Is your personal budget in place?

  • Mrs Saraswati Ganesan was browsing through the marriage albums of her three daughters and was recalling her struggle during her early life especially since her husband’s income used to just about make ends meet. But it was her astute money management skills that helped her to manage her household expenses and save enough to get her three daughters married. What Ganesan did was very simple: she kept envelopes for different kinds of household expenses and when her husband got home his salary, she allocated a portion of it for the various expenses and put that money in the respective envelopes. The rest she saved. And today, that discipline and budgeting acumen done over the years has helped her manage her life well.
  • Rakesh Vora used to be a depressed individual till one day in a fit of emotional upsurge, he decided to do something about his life and lifestyle. He noted down all that he had always wanted to do – passions that he thought would never materialise. And once, that was done, he allocated time for each of them, with different periodicities – some were weekly activities like his singing class, while others, like a half-hour meditation and prayer session, was assigned as a daily exercise. Within months, he felt better, was more positive and his depression became history.

    What these two examples go to prove is that regardless of the annual budget that our Finance Minister presents every year, there is a budgeting exercise that we need to do continuously. The game is called energy management. In the case of the country’s budget, the FinMin is allocating energy in the form of money. In our daily lives, on the other hand, we allocate energy in the form of money, time, passion, love, etc.

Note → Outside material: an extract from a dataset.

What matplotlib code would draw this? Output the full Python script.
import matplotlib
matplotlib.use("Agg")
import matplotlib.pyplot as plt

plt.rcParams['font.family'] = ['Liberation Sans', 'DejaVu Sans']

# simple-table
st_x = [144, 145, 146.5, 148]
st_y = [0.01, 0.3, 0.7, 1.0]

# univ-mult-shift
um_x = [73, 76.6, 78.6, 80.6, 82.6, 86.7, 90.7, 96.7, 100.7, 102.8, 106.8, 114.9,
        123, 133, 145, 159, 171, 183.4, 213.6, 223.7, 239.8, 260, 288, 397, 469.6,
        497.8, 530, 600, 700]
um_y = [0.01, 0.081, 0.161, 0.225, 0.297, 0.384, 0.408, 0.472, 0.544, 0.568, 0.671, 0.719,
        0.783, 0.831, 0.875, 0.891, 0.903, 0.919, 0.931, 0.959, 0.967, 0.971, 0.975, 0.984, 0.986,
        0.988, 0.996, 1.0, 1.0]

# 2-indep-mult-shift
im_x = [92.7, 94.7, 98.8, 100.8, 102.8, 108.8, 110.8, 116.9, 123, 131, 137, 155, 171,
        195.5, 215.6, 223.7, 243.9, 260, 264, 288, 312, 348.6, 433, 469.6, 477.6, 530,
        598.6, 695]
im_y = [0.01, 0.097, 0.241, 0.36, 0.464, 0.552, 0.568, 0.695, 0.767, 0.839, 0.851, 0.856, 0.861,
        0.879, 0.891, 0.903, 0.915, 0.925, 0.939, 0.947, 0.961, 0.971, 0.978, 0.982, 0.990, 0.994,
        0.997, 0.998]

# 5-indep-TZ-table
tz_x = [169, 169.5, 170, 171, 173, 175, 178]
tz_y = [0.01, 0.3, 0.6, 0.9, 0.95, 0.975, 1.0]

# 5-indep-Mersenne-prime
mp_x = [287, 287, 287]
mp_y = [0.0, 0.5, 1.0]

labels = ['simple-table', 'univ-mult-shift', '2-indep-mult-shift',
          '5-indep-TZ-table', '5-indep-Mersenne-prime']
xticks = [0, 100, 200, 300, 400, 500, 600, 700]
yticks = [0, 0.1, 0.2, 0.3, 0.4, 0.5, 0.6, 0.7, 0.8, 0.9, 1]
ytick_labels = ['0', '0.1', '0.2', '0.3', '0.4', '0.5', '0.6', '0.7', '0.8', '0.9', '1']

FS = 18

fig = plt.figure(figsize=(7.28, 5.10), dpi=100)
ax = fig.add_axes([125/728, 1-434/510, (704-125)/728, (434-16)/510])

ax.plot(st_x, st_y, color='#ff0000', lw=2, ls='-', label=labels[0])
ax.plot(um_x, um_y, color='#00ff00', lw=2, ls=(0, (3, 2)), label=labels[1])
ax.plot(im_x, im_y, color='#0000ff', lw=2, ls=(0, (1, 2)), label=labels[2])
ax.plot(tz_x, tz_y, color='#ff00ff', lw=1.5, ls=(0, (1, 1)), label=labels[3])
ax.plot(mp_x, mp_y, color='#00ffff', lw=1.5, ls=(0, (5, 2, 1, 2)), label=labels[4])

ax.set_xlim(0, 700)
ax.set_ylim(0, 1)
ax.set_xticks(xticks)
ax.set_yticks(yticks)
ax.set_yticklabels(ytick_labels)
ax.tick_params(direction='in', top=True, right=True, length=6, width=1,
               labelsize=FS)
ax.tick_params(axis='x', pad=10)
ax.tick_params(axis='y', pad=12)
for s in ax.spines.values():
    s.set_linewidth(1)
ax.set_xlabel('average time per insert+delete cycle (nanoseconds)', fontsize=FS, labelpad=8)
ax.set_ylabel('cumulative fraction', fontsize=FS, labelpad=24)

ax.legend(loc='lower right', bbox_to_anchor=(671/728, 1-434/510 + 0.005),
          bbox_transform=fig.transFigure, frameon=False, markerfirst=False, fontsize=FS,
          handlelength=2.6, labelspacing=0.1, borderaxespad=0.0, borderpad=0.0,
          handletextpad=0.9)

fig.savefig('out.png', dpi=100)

Why, the earth too has an energy budget that includes all gains of incoming energy and all losses of outgoing energy. The planet is approximately in equilibrium, so the sum of the gains should be approximately equal to the sum of the losses.
Energy can be harnessed better if it is neatly allocated to different tasks. For instance, a father of two will be doing justice to his children only if he invests and allocates time towards both of them. It becomes necessary for him to do that if he wants to raise them well. On a macro level however, raising children becomes one aspect of his energy allocation. The rest would be in taking care of his wife, parents, providing the family income, investing for the future, managing his workplace, etc.
So, if you notice, at every stage, energy can be managed only if it is divided into manageable levels. Else – as explained previously in this column – the energy starts to manage us. And that is a dangerous proposition.
It is a good exercise to put down on paper all those activities that increase your energy and those that deplete. Divide them into two columns – the debits and credits. Having done that, judge intuitively how much energy (by way of happiness, achievement, confidence, etc) each activity gives you, and on the debit side, how much energy gets drained by each of your activities. You will then have a clear picture of which activities need to be moderated to curb energy drainage, and which activities need to be worked upon to generate more energy. It’s an interesting exercise. Try it out.